Data lines

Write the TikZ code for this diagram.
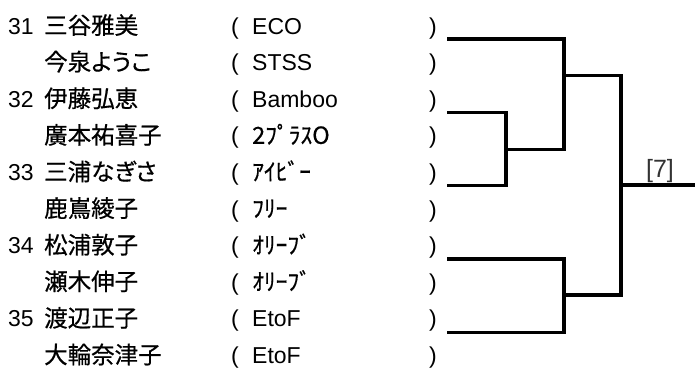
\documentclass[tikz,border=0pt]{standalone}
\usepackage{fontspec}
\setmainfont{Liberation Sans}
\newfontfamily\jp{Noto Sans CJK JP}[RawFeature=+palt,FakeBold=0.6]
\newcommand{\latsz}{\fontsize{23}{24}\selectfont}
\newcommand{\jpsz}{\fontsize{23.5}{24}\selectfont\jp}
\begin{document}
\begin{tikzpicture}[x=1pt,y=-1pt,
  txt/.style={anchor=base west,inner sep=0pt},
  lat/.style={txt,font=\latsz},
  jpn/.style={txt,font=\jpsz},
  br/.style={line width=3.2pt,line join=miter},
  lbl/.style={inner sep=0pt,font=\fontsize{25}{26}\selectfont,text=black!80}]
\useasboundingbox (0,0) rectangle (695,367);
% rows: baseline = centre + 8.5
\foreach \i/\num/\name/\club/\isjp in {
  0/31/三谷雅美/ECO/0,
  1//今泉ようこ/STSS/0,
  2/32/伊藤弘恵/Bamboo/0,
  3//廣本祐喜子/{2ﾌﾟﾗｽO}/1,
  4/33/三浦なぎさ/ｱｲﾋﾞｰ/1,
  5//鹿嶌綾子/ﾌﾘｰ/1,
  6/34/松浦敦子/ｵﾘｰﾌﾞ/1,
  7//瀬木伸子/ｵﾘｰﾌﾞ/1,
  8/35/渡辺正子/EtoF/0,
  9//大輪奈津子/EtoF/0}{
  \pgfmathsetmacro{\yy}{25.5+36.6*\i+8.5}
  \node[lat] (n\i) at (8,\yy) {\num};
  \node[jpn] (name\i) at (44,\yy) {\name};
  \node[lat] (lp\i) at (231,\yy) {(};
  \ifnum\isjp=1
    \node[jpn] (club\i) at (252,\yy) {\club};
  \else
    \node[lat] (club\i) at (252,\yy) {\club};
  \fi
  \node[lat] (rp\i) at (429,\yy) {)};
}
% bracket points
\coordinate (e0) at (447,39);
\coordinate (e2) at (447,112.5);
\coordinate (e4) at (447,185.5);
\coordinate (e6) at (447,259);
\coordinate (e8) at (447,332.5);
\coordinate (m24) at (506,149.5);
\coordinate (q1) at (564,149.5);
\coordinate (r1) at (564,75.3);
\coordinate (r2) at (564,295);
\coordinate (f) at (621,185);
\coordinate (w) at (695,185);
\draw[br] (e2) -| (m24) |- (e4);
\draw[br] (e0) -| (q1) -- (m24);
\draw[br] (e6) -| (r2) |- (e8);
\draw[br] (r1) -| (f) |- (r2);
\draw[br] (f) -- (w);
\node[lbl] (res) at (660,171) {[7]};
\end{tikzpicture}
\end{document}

Required work
Leaving out the pictures, repeat the data above exactly.

Written response
Write the TikZ code for this diagram.
\documentclass[tikz,border=0pt]{standalone}
\usepackage{fontspec}
\setmainfont{Liberation Sans}
\newfontfamily\jp{Noto Sans CJK JP}[RawFeature=+palt,FakeBold=0.6]
\newcommand{\latsz}{\fontsize{23}{24}\selectfont}
\newcommand{\jpsz}{\fontsize{23.5}{24}\selectfont\jp}
\begin{document}
\begin{tikzpicture}[x=1pt,y=-1pt,
  txt/.style={anchor=base west,inner sep=0pt},
  lat/.style={txt,font=\latsz},
  jpn/.style={txt,font=\jpsz},
  br/.style={line width=3.2pt,line join=miter},
  lbl/.style={inner sep=0pt,font=\fontsize{25}{26}\selectfont,text=black!80}]
\useasboundingbox (0,0) rectangle (695,367);
% rows: baseline = centre + 8.5
\foreach \i/\num/\name/\club/\isjp in {
  0/31/三谷雅美/ECO/0,
  1//今泉ようこ/STSS/0,
  2/32/伊藤弘恵/Bamboo/0,
  3//廣本祐喜子/{2ﾌﾟﾗｽO}/1,
  4/33/三浦なぎさ/ｱｲﾋﾞｰ/1,
  5//鹿嶌綾子/ﾌﾘｰ/1,
  6/34/松浦敦子/ｵﾘｰﾌﾞ/1,
  7//瀬木伸子/ｵﾘｰﾌﾞ/1,
  8/35/渡辺正子/EtoF/0,
  9//大輪奈津子/EtoF/0}{
  \pgfmathsetmacro{\yy}{25.5+36.6*\i+8.5}
  \node[lat] (n\i) at (8,\yy) {\num};
  \node[jpn] (name\i) at (44,\yy) {\name};
  \node[lat] (lp\i) at (231,\yy) {(};
  \ifnum\isjp=1
    \node[jpn] (club\i) at (252,\yy) {\club};
  \else
    \node[lat] (club\i) at (252,\yy) {\club};
  \fi
  \node[lat] (rp\i) at (429,\yy) {)};
}
% bracket points
\coordinate (e0) at (447,39);
\coordinate (e2) at (447,112.5);
\coordinate (e4) at (447,185.5);
\coordinate (e6) at (447,259);
\coordinate (e8) at (447,332.5);
\coordinate (m24) at (506,149.5);
\coordinate (q1) at (564,149.5);
\coordinate (r1) at (564,75.3);
\coordinate (r2) at (564,295);
\coordinate (f) at (621,185);
\coordinate (w) at (695,185);
\draw[br] (e2) -| (m24) |- (e4);
\draw[br] (e0) -| (q1) -- (m24);
\draw[br] (e6) -| (r2) |- (e8);
\draw[br] (r1) -| (f) |- (r2);
\draw[br] (f) -- (w);
\node[lbl] (res) at (660,171) {[7]};
\end{tikzpicture}
\end{document}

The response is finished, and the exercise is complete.